Start of SOURCE RECORDS

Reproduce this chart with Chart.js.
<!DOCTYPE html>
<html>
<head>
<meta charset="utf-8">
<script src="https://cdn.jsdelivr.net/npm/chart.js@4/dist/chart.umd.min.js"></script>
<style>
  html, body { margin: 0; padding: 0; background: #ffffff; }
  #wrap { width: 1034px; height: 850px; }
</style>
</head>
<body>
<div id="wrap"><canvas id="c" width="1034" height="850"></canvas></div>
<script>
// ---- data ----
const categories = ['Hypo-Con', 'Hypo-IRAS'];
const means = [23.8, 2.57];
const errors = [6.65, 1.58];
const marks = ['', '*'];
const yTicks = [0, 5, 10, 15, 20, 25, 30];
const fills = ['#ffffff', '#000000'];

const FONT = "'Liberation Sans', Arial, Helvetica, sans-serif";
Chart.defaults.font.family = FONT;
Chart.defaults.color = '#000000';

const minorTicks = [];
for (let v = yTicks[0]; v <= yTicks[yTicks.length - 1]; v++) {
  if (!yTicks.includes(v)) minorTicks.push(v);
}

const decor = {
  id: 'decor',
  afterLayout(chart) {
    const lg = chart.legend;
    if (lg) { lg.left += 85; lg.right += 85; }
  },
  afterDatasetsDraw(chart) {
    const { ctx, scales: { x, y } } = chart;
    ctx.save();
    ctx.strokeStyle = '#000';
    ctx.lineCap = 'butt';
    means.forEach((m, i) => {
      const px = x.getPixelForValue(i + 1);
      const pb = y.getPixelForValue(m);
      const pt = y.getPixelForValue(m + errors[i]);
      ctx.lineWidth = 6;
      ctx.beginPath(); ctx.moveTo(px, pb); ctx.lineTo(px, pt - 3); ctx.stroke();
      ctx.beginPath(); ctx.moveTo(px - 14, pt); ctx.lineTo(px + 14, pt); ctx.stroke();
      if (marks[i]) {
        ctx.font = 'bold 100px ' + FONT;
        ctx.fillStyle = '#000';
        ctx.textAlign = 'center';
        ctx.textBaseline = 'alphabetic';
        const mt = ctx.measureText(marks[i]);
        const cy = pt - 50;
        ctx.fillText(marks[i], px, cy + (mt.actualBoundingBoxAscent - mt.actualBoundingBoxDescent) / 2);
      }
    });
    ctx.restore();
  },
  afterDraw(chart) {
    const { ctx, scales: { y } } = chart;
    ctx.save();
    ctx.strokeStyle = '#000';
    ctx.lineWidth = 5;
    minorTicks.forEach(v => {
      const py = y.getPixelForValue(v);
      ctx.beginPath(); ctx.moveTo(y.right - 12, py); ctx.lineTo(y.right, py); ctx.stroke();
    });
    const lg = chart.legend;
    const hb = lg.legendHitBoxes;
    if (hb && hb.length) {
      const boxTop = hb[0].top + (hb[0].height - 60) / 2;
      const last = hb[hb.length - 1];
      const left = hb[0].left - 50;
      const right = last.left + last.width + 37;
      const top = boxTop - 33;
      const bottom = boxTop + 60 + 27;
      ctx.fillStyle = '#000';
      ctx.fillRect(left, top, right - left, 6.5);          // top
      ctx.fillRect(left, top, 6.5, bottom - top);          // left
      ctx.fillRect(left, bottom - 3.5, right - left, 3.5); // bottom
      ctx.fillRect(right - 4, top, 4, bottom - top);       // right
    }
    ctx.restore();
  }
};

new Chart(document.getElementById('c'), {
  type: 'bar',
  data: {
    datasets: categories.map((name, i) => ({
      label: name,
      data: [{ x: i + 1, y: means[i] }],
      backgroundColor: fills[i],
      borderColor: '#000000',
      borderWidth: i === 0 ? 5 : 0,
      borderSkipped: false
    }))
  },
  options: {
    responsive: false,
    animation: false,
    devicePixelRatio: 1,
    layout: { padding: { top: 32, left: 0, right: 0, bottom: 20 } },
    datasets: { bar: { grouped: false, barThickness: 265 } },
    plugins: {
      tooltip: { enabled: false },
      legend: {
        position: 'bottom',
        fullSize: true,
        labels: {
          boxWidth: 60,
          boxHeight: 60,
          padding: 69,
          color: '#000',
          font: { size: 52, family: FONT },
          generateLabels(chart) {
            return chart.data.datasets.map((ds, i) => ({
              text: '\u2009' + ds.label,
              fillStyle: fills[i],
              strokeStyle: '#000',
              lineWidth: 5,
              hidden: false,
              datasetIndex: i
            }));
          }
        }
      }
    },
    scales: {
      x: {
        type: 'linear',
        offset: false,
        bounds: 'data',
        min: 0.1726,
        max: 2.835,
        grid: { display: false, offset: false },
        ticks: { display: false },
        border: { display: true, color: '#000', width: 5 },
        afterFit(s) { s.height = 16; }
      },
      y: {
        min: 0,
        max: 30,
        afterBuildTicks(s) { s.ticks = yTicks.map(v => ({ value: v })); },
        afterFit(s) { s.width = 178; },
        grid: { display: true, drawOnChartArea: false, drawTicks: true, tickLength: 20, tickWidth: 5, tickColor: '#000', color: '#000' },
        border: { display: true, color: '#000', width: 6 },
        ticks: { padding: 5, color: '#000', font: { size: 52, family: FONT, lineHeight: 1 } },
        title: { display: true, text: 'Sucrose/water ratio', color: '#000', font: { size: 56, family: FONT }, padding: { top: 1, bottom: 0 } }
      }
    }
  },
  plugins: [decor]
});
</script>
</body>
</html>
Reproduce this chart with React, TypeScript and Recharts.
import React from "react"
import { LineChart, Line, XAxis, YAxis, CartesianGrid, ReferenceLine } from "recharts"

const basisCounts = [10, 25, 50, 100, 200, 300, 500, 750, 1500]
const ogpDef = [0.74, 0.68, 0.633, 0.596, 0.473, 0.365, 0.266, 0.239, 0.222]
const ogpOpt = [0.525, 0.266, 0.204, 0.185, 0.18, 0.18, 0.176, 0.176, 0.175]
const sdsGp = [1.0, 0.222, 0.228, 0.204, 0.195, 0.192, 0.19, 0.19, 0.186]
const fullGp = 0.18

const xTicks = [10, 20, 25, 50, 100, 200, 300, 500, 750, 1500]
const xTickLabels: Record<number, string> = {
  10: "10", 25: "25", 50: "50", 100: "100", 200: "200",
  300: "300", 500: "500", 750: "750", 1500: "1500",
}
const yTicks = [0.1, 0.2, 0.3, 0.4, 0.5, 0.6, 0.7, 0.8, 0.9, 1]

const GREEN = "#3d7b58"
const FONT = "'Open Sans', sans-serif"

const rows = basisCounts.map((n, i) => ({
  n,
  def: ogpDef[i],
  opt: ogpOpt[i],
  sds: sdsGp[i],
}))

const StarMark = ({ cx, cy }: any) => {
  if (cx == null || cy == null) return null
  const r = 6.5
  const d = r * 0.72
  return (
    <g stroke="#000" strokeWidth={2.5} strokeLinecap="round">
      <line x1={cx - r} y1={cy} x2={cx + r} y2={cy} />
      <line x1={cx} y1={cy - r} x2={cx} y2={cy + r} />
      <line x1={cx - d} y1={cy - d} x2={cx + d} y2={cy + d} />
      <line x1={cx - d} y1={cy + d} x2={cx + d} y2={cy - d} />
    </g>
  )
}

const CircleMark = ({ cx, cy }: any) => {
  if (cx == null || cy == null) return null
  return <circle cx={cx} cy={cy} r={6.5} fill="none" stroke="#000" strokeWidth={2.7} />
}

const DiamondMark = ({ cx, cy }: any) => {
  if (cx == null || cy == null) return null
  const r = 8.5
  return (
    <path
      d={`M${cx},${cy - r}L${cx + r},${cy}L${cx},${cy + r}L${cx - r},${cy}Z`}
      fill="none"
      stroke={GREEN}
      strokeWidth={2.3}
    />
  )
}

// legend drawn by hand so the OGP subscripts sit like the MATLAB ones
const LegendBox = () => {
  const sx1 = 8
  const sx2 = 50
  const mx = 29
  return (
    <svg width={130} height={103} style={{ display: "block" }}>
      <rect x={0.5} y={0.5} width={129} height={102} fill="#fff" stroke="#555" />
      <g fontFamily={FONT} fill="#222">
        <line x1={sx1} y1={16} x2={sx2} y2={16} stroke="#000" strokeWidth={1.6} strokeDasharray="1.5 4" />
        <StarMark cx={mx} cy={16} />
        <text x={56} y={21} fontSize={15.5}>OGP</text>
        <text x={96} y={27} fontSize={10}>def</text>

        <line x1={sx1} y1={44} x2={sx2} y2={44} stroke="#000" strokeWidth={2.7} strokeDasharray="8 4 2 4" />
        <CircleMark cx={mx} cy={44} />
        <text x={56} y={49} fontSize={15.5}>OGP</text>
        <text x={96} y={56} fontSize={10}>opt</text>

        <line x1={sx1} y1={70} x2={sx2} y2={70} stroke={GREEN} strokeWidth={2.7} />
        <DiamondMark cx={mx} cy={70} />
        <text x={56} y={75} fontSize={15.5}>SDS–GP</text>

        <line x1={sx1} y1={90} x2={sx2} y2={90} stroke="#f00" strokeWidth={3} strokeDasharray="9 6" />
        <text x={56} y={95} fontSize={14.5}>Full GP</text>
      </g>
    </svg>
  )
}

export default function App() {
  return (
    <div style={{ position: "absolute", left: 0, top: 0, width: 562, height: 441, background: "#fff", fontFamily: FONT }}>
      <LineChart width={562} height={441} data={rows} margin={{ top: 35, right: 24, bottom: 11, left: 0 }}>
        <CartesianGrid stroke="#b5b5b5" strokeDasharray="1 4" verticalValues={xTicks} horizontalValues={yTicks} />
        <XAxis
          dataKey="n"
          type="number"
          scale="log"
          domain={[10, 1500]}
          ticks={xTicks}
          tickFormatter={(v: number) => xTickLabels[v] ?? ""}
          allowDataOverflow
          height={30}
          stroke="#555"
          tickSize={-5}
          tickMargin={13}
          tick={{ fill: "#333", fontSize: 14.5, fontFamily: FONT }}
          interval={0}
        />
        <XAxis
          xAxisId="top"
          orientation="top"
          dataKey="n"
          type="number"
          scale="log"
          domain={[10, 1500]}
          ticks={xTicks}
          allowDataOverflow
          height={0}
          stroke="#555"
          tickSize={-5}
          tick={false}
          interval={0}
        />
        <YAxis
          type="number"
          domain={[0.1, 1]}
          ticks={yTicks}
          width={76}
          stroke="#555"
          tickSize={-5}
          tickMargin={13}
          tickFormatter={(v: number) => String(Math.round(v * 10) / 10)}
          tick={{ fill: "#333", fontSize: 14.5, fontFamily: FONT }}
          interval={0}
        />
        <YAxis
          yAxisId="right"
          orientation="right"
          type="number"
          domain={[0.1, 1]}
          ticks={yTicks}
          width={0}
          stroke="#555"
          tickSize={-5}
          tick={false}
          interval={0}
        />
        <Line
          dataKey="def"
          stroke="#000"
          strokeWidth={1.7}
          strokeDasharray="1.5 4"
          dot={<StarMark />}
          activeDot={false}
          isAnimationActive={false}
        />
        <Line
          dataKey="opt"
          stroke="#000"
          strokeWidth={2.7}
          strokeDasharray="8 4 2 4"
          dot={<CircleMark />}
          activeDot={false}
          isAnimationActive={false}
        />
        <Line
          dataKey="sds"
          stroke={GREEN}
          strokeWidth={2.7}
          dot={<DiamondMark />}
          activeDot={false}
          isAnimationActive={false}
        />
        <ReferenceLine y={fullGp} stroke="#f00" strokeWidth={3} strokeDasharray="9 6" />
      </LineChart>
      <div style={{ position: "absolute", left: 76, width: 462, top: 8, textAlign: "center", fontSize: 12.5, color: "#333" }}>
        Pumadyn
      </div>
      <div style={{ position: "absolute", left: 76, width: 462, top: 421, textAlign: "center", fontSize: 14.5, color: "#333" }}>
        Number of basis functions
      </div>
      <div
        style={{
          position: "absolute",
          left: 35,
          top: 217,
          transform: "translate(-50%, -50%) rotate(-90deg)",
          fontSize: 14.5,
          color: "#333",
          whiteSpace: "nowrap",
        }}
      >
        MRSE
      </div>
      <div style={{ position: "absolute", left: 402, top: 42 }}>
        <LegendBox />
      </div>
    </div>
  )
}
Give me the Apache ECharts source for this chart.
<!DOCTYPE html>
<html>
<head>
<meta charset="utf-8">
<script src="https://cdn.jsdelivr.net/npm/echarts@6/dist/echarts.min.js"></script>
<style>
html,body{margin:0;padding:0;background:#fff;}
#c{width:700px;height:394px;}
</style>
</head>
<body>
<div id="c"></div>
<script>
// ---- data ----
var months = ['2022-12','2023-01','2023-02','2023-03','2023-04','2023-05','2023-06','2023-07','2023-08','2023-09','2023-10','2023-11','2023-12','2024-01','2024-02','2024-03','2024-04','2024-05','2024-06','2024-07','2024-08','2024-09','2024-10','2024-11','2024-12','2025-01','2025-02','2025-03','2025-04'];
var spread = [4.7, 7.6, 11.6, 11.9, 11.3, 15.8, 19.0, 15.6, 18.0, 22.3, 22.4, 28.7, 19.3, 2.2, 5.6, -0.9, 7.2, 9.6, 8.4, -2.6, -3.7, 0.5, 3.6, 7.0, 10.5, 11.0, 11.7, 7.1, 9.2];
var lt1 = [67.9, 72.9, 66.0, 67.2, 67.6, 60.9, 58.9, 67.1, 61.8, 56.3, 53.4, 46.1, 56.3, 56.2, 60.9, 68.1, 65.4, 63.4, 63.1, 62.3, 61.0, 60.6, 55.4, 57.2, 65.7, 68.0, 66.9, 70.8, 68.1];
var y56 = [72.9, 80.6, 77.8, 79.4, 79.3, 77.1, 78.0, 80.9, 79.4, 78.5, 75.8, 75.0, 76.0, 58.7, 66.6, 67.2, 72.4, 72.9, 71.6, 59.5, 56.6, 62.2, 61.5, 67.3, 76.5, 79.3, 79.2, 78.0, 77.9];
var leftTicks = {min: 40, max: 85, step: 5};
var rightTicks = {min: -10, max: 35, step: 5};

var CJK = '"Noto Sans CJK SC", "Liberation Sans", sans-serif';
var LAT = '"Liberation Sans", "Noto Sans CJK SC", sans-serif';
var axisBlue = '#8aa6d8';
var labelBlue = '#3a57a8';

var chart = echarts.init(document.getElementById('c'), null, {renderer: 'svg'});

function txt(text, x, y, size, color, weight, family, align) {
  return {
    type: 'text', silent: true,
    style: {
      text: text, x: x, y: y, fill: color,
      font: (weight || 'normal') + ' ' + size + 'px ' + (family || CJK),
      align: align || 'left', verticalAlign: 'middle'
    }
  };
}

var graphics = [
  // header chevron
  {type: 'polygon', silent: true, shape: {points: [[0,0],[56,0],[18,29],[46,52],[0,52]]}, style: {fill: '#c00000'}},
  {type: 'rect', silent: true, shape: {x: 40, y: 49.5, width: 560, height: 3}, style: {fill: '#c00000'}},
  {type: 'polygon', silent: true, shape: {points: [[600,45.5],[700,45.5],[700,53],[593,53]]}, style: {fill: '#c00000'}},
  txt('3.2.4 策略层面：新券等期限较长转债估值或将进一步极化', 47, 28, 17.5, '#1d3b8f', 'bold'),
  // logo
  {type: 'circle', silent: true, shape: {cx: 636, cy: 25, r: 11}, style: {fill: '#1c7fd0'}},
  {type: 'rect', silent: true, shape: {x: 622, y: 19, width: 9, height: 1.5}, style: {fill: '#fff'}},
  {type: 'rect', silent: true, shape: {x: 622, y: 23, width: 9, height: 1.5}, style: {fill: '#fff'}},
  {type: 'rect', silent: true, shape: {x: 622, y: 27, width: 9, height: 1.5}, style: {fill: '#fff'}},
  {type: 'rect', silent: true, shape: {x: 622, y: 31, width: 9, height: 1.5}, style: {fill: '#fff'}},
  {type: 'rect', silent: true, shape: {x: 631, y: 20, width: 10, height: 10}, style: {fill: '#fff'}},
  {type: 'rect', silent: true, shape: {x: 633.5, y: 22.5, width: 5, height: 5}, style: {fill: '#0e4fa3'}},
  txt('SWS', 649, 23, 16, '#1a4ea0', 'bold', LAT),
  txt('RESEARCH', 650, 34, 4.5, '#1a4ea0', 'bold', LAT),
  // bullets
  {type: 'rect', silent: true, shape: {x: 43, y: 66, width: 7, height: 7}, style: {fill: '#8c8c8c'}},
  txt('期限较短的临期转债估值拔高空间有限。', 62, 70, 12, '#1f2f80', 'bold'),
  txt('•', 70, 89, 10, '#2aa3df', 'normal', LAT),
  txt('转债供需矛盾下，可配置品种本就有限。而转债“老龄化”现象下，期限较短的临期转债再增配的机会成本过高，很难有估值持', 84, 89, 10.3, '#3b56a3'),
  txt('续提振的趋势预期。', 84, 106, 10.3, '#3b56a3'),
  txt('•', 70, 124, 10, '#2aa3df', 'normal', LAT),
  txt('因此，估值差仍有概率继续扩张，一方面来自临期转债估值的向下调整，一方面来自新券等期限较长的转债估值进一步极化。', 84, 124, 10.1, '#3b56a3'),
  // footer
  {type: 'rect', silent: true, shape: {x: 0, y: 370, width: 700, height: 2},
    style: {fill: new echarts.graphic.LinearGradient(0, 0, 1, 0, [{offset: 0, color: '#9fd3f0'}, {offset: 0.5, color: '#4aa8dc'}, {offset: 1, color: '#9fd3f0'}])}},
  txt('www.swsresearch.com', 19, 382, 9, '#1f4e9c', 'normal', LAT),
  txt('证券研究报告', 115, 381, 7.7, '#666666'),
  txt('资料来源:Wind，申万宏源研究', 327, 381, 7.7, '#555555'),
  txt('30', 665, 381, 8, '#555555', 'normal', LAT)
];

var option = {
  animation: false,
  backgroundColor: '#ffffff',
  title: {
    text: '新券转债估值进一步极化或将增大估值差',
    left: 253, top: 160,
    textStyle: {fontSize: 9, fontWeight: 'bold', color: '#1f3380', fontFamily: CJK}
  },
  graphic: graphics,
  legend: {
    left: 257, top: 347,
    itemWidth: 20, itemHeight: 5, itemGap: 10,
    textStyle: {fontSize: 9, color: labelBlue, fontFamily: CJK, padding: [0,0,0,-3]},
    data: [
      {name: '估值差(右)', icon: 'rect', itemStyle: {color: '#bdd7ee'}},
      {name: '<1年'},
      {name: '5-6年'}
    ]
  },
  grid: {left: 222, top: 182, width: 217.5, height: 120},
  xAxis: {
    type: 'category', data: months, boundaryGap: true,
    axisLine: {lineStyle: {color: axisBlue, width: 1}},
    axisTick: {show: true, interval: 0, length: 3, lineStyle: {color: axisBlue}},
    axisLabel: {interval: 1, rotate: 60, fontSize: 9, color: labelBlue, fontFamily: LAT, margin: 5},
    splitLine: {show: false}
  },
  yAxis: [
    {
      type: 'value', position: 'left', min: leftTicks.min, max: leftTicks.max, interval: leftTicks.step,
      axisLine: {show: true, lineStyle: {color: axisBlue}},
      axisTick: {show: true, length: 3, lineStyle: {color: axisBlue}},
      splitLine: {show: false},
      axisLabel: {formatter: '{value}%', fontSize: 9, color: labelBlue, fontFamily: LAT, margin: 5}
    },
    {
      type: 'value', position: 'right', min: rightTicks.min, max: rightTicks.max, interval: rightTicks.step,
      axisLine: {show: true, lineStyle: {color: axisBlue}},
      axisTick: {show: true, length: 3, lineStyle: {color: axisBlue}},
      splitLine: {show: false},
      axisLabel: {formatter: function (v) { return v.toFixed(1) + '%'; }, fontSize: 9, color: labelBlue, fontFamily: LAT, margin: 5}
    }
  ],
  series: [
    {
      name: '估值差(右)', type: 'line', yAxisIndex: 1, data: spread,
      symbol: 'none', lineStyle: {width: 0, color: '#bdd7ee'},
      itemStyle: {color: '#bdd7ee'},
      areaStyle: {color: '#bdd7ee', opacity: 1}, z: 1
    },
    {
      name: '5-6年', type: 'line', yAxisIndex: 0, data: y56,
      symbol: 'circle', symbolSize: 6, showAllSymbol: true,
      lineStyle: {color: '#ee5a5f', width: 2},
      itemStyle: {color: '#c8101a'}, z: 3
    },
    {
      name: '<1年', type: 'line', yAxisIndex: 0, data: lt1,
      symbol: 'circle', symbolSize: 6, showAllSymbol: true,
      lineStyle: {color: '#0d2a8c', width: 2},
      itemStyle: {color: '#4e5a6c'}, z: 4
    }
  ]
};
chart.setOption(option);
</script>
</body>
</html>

End of SOURCE RECORDS

▶ [WHAT THE TASK ASKS] Copy out exactly the lines from the one with "Reproduce this chart with React, TypeScript" through the one with "YAxis, CartesianGrid, ReferenceLine", counting both ends, and no other lines.

▶ [CORRECT OUTPUT]
Reproduce this chart with React, TypeScript and Recharts.
import React from "react"
import { LineChart, Line, XAxis, YAxis, CartesianGrid, ReferenceLine } from "recharts"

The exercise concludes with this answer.